Given material:
## BEGIN

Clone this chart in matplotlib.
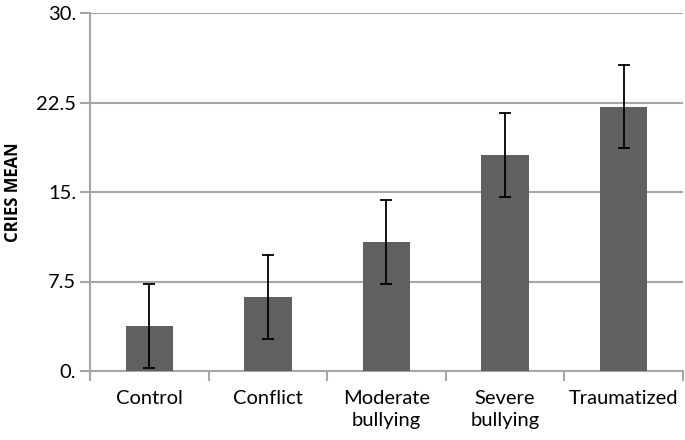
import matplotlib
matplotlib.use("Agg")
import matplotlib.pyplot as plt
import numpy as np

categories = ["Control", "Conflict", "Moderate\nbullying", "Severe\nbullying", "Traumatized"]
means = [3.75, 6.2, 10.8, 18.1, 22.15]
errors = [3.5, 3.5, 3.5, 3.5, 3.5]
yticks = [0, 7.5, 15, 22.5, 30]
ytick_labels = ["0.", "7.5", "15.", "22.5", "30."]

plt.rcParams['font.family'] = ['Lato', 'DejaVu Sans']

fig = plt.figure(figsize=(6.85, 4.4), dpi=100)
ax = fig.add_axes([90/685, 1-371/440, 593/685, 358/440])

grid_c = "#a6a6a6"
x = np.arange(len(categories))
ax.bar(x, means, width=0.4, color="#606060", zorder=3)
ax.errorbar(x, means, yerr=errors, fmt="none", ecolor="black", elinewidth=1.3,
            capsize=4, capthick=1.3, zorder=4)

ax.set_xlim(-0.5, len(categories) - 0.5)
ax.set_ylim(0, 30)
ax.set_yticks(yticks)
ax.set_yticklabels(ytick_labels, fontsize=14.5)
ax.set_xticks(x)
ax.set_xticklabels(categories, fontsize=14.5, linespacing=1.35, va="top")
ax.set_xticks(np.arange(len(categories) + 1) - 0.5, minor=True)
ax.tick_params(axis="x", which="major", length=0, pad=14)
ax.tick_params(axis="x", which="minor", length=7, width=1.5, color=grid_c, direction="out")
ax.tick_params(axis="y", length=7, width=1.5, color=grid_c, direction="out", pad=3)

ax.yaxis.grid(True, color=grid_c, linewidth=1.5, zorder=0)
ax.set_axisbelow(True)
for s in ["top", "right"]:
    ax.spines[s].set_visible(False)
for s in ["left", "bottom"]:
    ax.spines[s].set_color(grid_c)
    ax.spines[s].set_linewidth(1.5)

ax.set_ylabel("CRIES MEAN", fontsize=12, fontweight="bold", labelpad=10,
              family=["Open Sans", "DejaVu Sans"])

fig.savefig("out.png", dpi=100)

## END

Directions for this task: Leave out any pictures and return exactly the lines from the beginning of the data through the line with "import numpy as np", inclusive.

Problem solution:
Clone this chart in matplotlib.
import matplotlib
matplotlib.use("Agg")
import matplotlib.pyplot as plt
import numpy as np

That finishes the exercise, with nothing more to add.